In RPGs, that means ghosts are puzzles to be solved.  More importantly for a game in which you sit around a table talking to each other, ghosts mean you can talk to the evidence.  That means they can tell you things standard forensic evidence can't: thoughts, feelings, names.  Conversations also tend to stick in the memory in a way descriptions don't: a list of facts is going to be hard to remember without writing it down, but you'll probably remember the flow of a conversation, even if it's a little weird.  Plus, a ghost describing its own murder is probably more memorable than just coming across a body with no personalization.

(Another reason why RPGs are great: there are often multiple ways to deal with ghosts.  Low-powered characters have to deal with ghosts on their own terms and unravel the puzzle of their existence.  High-powered parties can always resort to punching ghosts, or using magic to lay them to rest, or whatever recourse they have.  Any good RPG usually has a couple of different games hidden in its matrix.)

You can never really give away too much information as a GM, but if you're worried about it, ghosts are often addled, or have facts they can't quite recall.  Keep in mind all the ways that people can misremember information, or the limits of an individual's perception.  (Rewatch Rashomon.)

If you're fine with restless ghosts being just another monster to fight, they can absolutely work that way, but folklore and the Monster Manual are filled with tons of monsters, including many that can go incorporeal or possess people.  It seems better to play to the themes that ghosts reflect: use them to reveal ties to the past and evidence of past tragedies.  Another piece of the past with which players characters can interact.

I'll leave you with a couple of examples:

The above adventure, "The Haunting of Benthem Manor," features an evil ghost that has possessed a woman whom the PCs need to contact for further information.  While it culminates in a fight against the aforementioned evil ghost, the bulk of the session involves going around the house solving puzzles and talking to the ghosts of other victims.

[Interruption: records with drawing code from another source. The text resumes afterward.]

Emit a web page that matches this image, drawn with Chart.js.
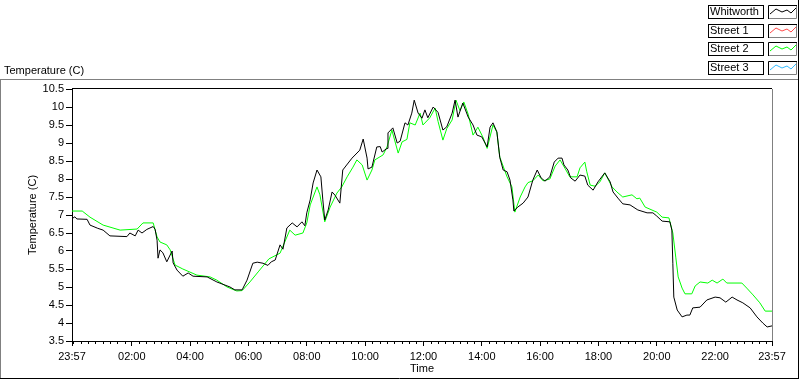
<!DOCTYPE html>
<html>
<head>
<meta charset="utf-8">
<script src="https://cdn.jsdelivr.net/npm/chart.js@4.4.1/dist/chart.umd.min.js"></script>
<style>
  html, body { margin: 0; padding: 0; background: #fff; }
  #wrap { position: relative; width: 800px; height: 380px; }
</style>
</head>
<body>
<div id="wrap"><canvas id="c" width="800" height="380"></canvas></div>
<script>
// ---- DATA (minutes elapsed since 23:57, temperature in C) ----
const seriesNames = ['Whitworth', 'Street 1', 'Street 2', 'Street 3'];

const whitworthMin = [0, 6, 10, 31, 37, 53, 64, 78, 113, 119, 130, 136, 144, 154, 167, 171, 175, 177, 181, 187, 195, 206, 208, 216, 228, 239, 249, 278, 298, 325, 335, 350, 360, 372, 381, 393, 403, 410, 418, 428, 434, 442, 453, 463, 473, 479, 483, 490, 496, 504, 512, 516, 520, 527, 535, 541, 551, 557, 576, 592, 599, 607, 609, 617, 627, 634, 638, 648, 650, 660, 669, 675, 685, 691, 699, 704, 712, 720, 726, 732, 743, 753, 763, 771, 782, 788, 794, 804, 815, 825, 833, 843, 854, 860, 866, 874, 880, 887, 895, 901, 907, 909, 917, 928, 938, 948, 957, 965, 973, 983, 992, 1000, 1008, 1012, 1020, 1026, 1035, 1045, 1055, 1061, 1072, 1082, 1096, 1107, 1113, 1123, 1133, 1148, 1164, 1183, 1195, 1203, 1214, 1230, 1234, 1236, 1238, 1245, 1255, 1265, 1271, 1277, 1292, 1306, 1323, 1333, 1345, 1358, 1368, 1380, 1395, 1409, 1421, 1430, 1440];
const whitworthTemp = [6.9, 6.95, 6.89, 6.88, 6.72, 6.63, 6.58, 6.42, 6.4, 6.5, 6.42, 6.58, 6.5, 6.6, 6.68, 6.6, 6.3, 5.8, 6.03, 5.95, 5.7, 6.0, 5.67, 5.47, 5.3, 5.39, 5.3, 5.28, 5.14, 5.0, 4.92, 4.92, 5.19, 5.66, 5.69, 5.66, 5.6, 5.7, 5.75, 6.17, 6.05, 6.64, 6.78, 6.67, 6.81, 6.7, 7.06, 7.42, 7.89, 8.25, 8.06, 7.42, 6.86, 7.14, 7.64, 7.55, 7.33, 8.25, 8.58, 8.8, 9.11, 8.58, 8.28, 8.33, 8.89, 8.9, 8.75, 8.85, 9.28, 9.42, 9.0, 9.05, 9.56, 9.5, 9.83, 10.19, 9.83, 9.69, 9.92, 9.7, 10.0, 9.85, 9.36, 9.45, 9.83, 10.19, 9.72, 10.11, 9.72, 9.5, 9.22, 9.17, 8.89, 9.44, 9.56, 9.31, 8.6, 8.25, 8.2, 7.97, 7.42, 7.11, 7.22, 7.33, 7.5, 7.97, 8.25, 8.03, 7.94, 8.06, 8.47, 8.58, 8.58, 8.39, 8.25, 8.03, 7.94, 8.11, 8.08, 7.83, 7.69, 7.92, 8.17, 7.92, 7.64, 7.47, 7.31, 7.28, 7.14, 7.06, 7.06, 6.97, 6.83, 6.81, 6.58, 5.66, 4.72, 4.36, 4.17, 4.22, 4.22, 4.42, 4.44, 4.64, 4.72, 4.7, 4.58, 4.72, 4.64, 4.56, 4.42, 4.17, 4.0, 3.89, 3.92];

const street1Min = [];
const street1Temp = [];

const street2Min = [0, 21, 37, 64, 99, 134, 146, 167, 175, 181, 195, 202, 212, 228, 257, 284, 298, 319, 339, 350, 366, 383, 405, 428, 448, 459, 475, 483, 490, 504, 510, 520, 531, 545, 555, 566, 578, 586, 597, 607, 617, 623, 640, 648, 658, 671, 679, 689, 695, 706, 716, 722, 736, 747, 753, 763, 771, 782, 790, 798, 806, 815, 825, 835, 845, 854, 866, 874, 880, 895, 905, 911, 922, 932, 938, 948, 959, 969, 983, 994, 1004, 1014, 1024, 1039, 1045, 1055, 1059, 1066, 1076, 1086, 1096, 1111, 1121, 1133, 1152, 1162, 1168, 1179, 1203, 1214, 1228, 1236, 1242, 1247, 1255, 1261, 1275, 1282, 1292, 1308, 1317, 1327, 1339, 1347, 1378, 1388, 1401, 1415, 1426, 1440];
const street2Temp = [7.11, 7.11, 6.94, 6.72, 6.58, 6.61, 6.78, 6.78, 6.39, 6.25, 6.17, 6.03, 5.61, 5.5, 5.33, 5.28, 5.19, 5.0, 4.89, 4.9, 5.14, 5.42, 5.78, 5.94, 6.58, 6.44, 6.5, 6.78, 7.28, 7.78, 7.56, 6.81, 7.22, 7.61, 7.78, 8.06, 8.33, 8.53, 8.39, 7.97, 8.25, 8.53, 8.67, 8.89, 9.36, 8.72, 9.03, 9.1, 9.56, 9.5, 9.83, 9.5, 9.7, 9.97, 9.6, 9.08, 9.4, 9.64, 10.19, 9.9, 10.14, 9.8, 9.22, 9.44, 9.17, 8.85, 9.5, 9.3, 8.61, 8.06, 7.78, 7.08, 7.5, 7.78, 7.9, 7.95, 8.11, 7.95, 8.0, 8.36, 8.53, 8.3, 8.06, 8.06, 8.31, 8.47, 8.2, 7.83, 7.8, 7.92, 8.17, 7.78, 7.64, 7.5, 7.56, 7.45, 7.47, 7.22, 7.08, 6.94, 6.92, 6.5, 5.83, 5.28, 4.97, 4.81, 4.81, 5.03, 5.14, 5.11, 5.19, 5.11, 5.22, 5.11, 5.11, 4.97, 4.78, 4.56, 4.33, 4.33];

const street3Min = [];
const street3Temp = [];

const xTickLabels = ['23:57', '02:00', '04:00', '06:00', '08:00', '10:00', '12:00', '14:00', '16:00', '18:00', '20:00', '22:00', '23:57'];
const yTickLabels = ['3.5', '4', '4.5', '5', '5.5', '6', '6.5', '7', '7.5', '8', '8.5', '9', '9.5', '10', '10.5'];
const seriesColors = ['#000000', '#ff4a4a', '#00ff00', '#33bbff'];

// ---- helpers ----
const START = 23 * 60 + 57;
function labelToOffset(lbl, i) {
  if (i === xTickLabels.length - 1) return 1440;
  const [h, m] = lbl.split(':').map(Number);
  return ((h * 60 + m) - START + 1440) % 1440;
}
const xTickValues = xTickLabels.map(labelToOffset);
const yTickValues = yTickLabels.map(Number);
function pts(xs, ys) { return xs.map((x, i) => ({ x: x, y: ys[i] })); }

const FONT = { family: '"Liberation Sans", Arial, sans-serif', size: 11 };
const FONTSTR = '11px "Liberation Sans", Arial, sans-serif';

const decorPlugin = {
  id: 'decor',
  afterDraw(chart) {
    const ctx = chart.ctx;
    const ca = chart.chartArea;
    const xs = chart.scales.x;
    ctx.save();
    ctx.lineWidth = 1;
    // chart area top (black) and right (gray) borders
    ctx.strokeStyle = '#000';
    ctx.beginPath(); ctx.moveTo(ca.left, Math.round(ca.top) - 0.5); ctx.lineTo(ca.right, Math.round(ca.top) - 0.5); ctx.stroke();
    ctx.strokeStyle = '#808080';
    ctx.beginPath(); ctx.moveTo(Math.round(ca.right) + 0.5, ca.top); ctx.lineTo(Math.round(ca.right) + 0.5, ca.bottom); ctx.stroke();
    // minor ticks every 15 min
    ctx.strokeStyle = '#000';
    ctx.beginPath();
    for (let m = 3; m < 1440; m += 15) {
      if ((m - 3) % 120 === 0 && m !== 3) continue;
      const px = Math.round(xs.getPixelForValue(m)) + 0.5;
      ctx.moveTo(px, ca.bottom); ctx.lineTo(px, ca.bottom + 3);
    }
    ctx.stroke();
    // outer panel frame
    ctx.strokeStyle = '#808080';
    ctx.beginPath(); ctx.moveTo(0, 79.5); ctx.lineTo(798, 79.5); ctx.stroke();
    ctx.beginPath(); ctx.moveTo(0.5, 79); ctx.lineTo(0.5, 378); ctx.stroke();
    ctx.strokeStyle = '#000';
    ctx.beginPath(); ctx.moveTo(798.5, 0); ctx.lineTo(798.5, 379); ctx.stroke();
    ctx.beginPath(); ctx.moveTo(0, 378.5); ctx.lineTo(799, 378.5); ctx.stroke();
    // top-left label
    ctx.fillStyle = '#000';
    ctx.font = FONTSTR;
    ctx.textBaseline = 'middle';
    ctx.textAlign = 'left';
    ctx.fillText('Temperature (C)', 4, 71);
    // legend
    const rows = [5, 24, 42, 61];
    chart.data.datasets.forEach((ds, i) => {
      const y = rows[i];
      ctx.fillStyle = '#fff';
      ctx.fillRect(708, y, 55, 13);
      ctx.strokeStyle = '#000';
      ctx.strokeRect(708.5, y + 0.5, 55, 13);
      ctx.fillStyle = '#000';
      ctx.fillText(ds.label, 710, y + 7);
      // sample box
      ctx.strokeStyle = '#000';
      ctx.beginPath(); ctx.moveTo(768.5, y + 14); ctx.lineTo(768.5, y + 0.5); ctx.lineTo(797, y + 0.5); ctx.stroke();
      ctx.strokeStyle = '#808080';
      ctx.beginPath(); ctx.moveTo(796.5, y + 1); ctx.lineTo(796.5, y + 13.5); ctx.lineTo(769, y + 13.5); ctx.stroke();
      ctx.strokeStyle = ds.borderColor;
      ctx.beginPath();
      const zz = [[770, 9], [776, 4], [782, 7], [787, 5], [791, 8], [796, 3]];
      zz.forEach((p, k) => { if (k === 0) ctx.moveTo(p[0], y + p[1]); else ctx.lineTo(p[0], y + p[1]); });
      ctx.stroke();
    });
    ctx.restore();
  }
};

new Chart(document.getElementById('c'), {
  type: 'line',
  data: {
    datasets: [
      { label: seriesNames[0], data: pts(whitworthMin, whitworthTemp), borderColor: seriesColors[0] },
      { label: seriesNames[1], data: pts(street1Min, street1Temp), borderColor: seriesColors[1] },
      { label: seriesNames[2], data: pts(street2Min, street2Temp), borderColor: seriesColors[2] },
      { label: seriesNames[3], data: pts(street3Min, street3Temp), borderColor: seriesColors[3] }
    ].map(d => Object.assign(d, { borderWidth: 1, pointRadius: 0, tension: 0, fill: false }))
  },
  options: {
    responsive: false,
    animation: false,
    devicePixelRatio: 1,
    layout: { padding: { left: 0, top: 89, right: 28, bottom: 0 } },
    plugins: { legend: { display: false }, tooltip: { enabled: false } },
    scales: {
      x: {
        type: 'linear', min: 0, max: 1440,
        afterBuildTicks: s => { s.ticks = xTickValues.map(v => ({ value: v })); },
        afterFit: s => { s.height = 39; },
        grid: { drawOnChartArea: false, tickLength: 5, color: '#000' },
        border: { color: '#000' },
        ticks: { autoSkip: false, maxRotation: 0, padding: 4, font: FONT, color: '#000',
                 callback: (v, i) => xTickLabels[i] },
        title: { display: true, text: 'Time', font: FONT, color: '#000', padding: { top: 0, bottom: 4 } }
      },
      y: {
        type: 'linear', min: 3.5, max: 10.5,
        afterBuildTicks: s => { s.ticks = yTickValues.map(v => ({ value: v })); },
        afterFit: s => { s.width = 72; },
        grid: { drawOnChartArea: false, tickLength: 6, color: '#000' },
        border: { color: '#000' },
        ticks: { padding: 2, font: FONT, color: '#000', callback: (v, i) => yTickLabels[i] },
        title: { display: true, text: 'Temperature (C)', font: FONT, color: '#000', padding: { top: 26, bottom: 0 } }
      }
    }
  },
  plugins: [decorPlugin]
});
</script>
</body>
</html>
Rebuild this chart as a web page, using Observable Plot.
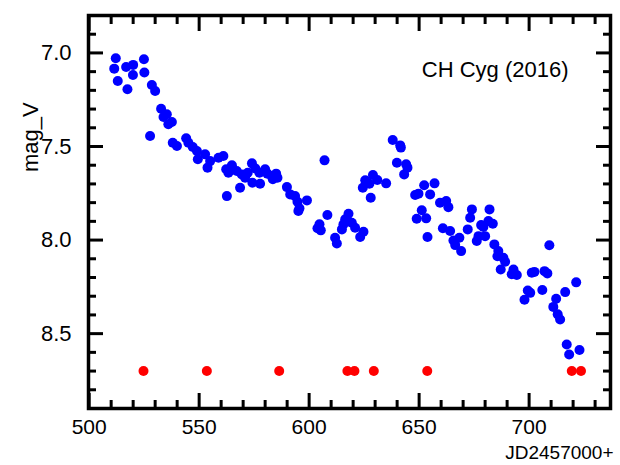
<!DOCTYPE html>
<html><head><meta charset="utf-8">
<script src="https://cdn.jsdelivr.net/npm/d3@7"></script>
<script src="https://cdn.jsdelivr.net/npm/@observablehq/plot@0.6"></script>
<style>body{margin:0;background:#fff;}</style>
</head><body><div id="chart"></div>
<script>
// V-band magnitudes (blue)
const jd = [511.4, 512.1, 513.0, 516.8, 517.4, 519.9, 520.0, 524.9, 525.1, 527.7, 528.5, 530.0, 532.7, 533.8, 535.3, 536.0, 537.6, 538.0, 539.9, 544.1, 545.1, 547.1, 549.0, 549.4, 552.7, 553.8, 555.0, 558.8, 561.0, 562.3, 562.6, 563.3, 564.9, 567.1, 568.6, 569.4, 570.9, 572.1, 574.0, 574.2, 575.5, 577.4, 577.7, 580.0, 581.0, 583.0, 583.5, 585.0, 585.6, 589.9, 591.4, 593.6, 594.7, 595.1, 595.6, 599.0, 603.8, 604.7, 605.3, 607.0, 608.3, 611.8, 612.6, 614.9, 615.6, 616.4, 617.9, 619.4, 620.9, 623.2, 624.4, 624.7, 625.5, 627.4, 628.0, 629.0, 631.0, 635.0, 638.0, 639.9, 641.4, 641.7, 643.2, 644.1, 644.7, 648.2, 648.9, 649.7, 651.2, 652.3, 653.2, 653.8, 655.0, 657.0, 659.5, 660.8, 662.3, 663.3, 664.1, 665.6, 666.4, 668.3, 669.1, 672.1, 673.2, 674.0, 676.2, 677.0, 678.2, 679.2, 680.0, 681.5, 682.0, 683.5, 684.2, 685.6, 686.0, 687.1, 688.3, 689.1, 692.1, 692.9, 694.4, 697.9, 699.4, 700.5, 701.2, 702.4, 706.0, 707.0, 708.3, 709.2, 711.0, 712.3, 713.0, 714.1, 716.4, 717.1, 718.2, 721.4, 722.9];
const magV = [7.084, 7.028, 7.150, 7.075, 7.194, 7.118, 7.064, 7.034, 7.105, 7.444, 7.171, 7.203, 7.298, 7.342, 7.328, 7.381, 7.369, 7.480, 7.497, 7.456, 7.480, 7.503, 7.524, 7.568, 7.542, 7.613, 7.578, 7.560, 7.551, 7.622, 7.765, 7.640, 7.600, 7.631, 7.720, 7.649, 7.667, 7.640, 7.590, 7.694, 7.617, 7.640, 7.699, 7.622, 7.645, 7.658, 7.675, 7.645, 7.667, 7.717, 7.756, 7.765, 7.795, 7.845, 7.830, 7.788, 7.937, 7.916, 7.948, 7.574, 7.866, 7.988, 8.018, 7.943, 7.916, 7.889, 7.859, 7.907, 7.934, 7.984, 7.720, 7.956, 7.681, 7.699, 7.774, 7.652, 7.679, 7.697, 7.465, 7.587, 7.494, 7.506, 7.649, 7.595, 7.613, 7.759, 7.886, 7.752, 7.841, 7.707, 7.884, 7.984, 7.756, 7.697, 7.801, 7.937, 7.791, 7.824, 7.952, 8.002, 8.027, 7.988, 8.059, 7.943, 7.881, 7.836, 8.005, 7.979, 7.920, 7.930, 7.979, 7.898, 7.836, 7.913, 8.023, 8.086, 8.059, 8.157, 8.095, 8.116, 8.183, 8.157, 8.187, 8.319, 8.269, 8.282, 8.175, 8.170, 8.267, 8.166, 8.178, 8.028, 8.357, 8.314, 8.397, 8.424, 8.278, 8.558, 8.611, 8.226, 8.587];
// red markers
const jdRed = [524.7, 553.5, 586.4, 617.4, 620.6, 629.4, 653.7, 719.4, 723.6];
const magRed = [8.7, 8.7, 8.7, 8.7, 8.7, 8.7, 8.7, 8.7, 8.7];
// ticks
const xMajor = [500, 550, 600, 650, 700];
const xMinor = [510, 520, 530, 540, 560, 570, 580, 590, 610, 620, 630, 640, 660, 670, 680, 690, 710, 720, 730];
const yMajor = [7.0, 7.5, 8.0, 8.5];
const yMinor = [6.9, 7.1, 7.2, 7.3, 7.4, 7.6, 7.7, 7.8, 7.9, 8.1, 8.2, 8.3, 8.4, 8.6, 8.7, 8.8];
const titleText = ["CH Cyg (2016)"];
const xLabel = ["JD2457000+"];
const yLabel = ["mag_V"];

const blue = jd.map((x, i) => ({x, y: magV[i]}));
const red = jdRed.map((x, i) => ({x, y: magRed[i]}));

const tk = {fill: "none", stroke: "black", strokeWidth: 3, label: null};

const chart = Plot.plot({
  width: 620,
  height: 465,
  marginLeft: 88,
  marginRight: 10,
  marginTop: 15,
  marginBottom: 57,
  style: {fontFamily: "'Liberation Sans', Arial, Helvetica, sans-serif", fontSize: "21px", background: "white", color: "black"},
  x: {domain: [499.7, 737], axis: null},
  y: {domain: [6.8, 8.9], reverse: true, axis: null},
  marks: [
    Plot.dot(blue, {x: "x", y: "y", r: 5, fill: "#0000ff", stroke: "none"}),
    Plot.dot(red, {x: "x", y: "y", r: 5, fill: "#ff0000", stroke: "none"}),
    Plot.axisX(xMajor, {anchor: "bottom", tickSize: -15, ...tk}),
    Plot.axisX(xMinor, {anchor: "bottom", tickSize: -8, ...tk}),
    Plot.axisX(xMajor, {anchor: "top", tickSize: -15, ...tk}),
    Plot.axisX(xMinor, {anchor: "top", tickSize: -8, ...tk}),
    Plot.axisY(yMajor, {anchor: "left", tickSize: -15, ...tk}),
    Plot.axisY(yMinor, {anchor: "left", tickSize: -8, ...tk}),
    Plot.axisY(yMajor, {anchor: "right", tickSize: -15, ...tk}),
    Plot.axisY(yMinor, {anchor: "right", tickSize: -8, ...tk}),
    Plot.axisX(xMajor, {anchor: "bottom", tickSize: 0, tickPadding: 11, fontSize: 21, label: null}),
    Plot.axisY(yMajor, {anchor: "left", tickSize: 0, tickPadding: 17, fontSize: 22, tickFormat: d3.format(".1f"), label: null}),
    Plot.frame({stroke: "black", strokeWidth: 3.5}),
    Plot.text(titleText, {text: d => d, frameAnchor: "top-right", textAnchor: "end", dx: -42, dy: 46, fontSize: 22}),
    Plot.text(xLabel, {text: d => d, frameAnchor: "bottom-right", textAnchor: "end", dx: 3, dy: 50, fontSize: 19}),
    Plot.text(yLabel, {text: d => d, frameAnchor: "left", rotate: -90, dx: -58, dy: -40, fontSize: 22})
  ]
});
document.getElementById("chart").appendChild(chart);
</script>
</body></html>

James Maliszewski's The Cursed Chateau takes a similar tactic, hiding many of the clues regarding the house's history among the (ghostly) household staff.  Of course, since the ghosts are all mad, interacting with them is... unpredictable.

The protagonist in Crimson Peak surmises (correctly) the apparitions tormenting her are actually trying to warn her of the danger in the titular manor.  (For that matter, it appears the dead have some knowledge of the future, as they try to warn her about it long before she ever goes there.)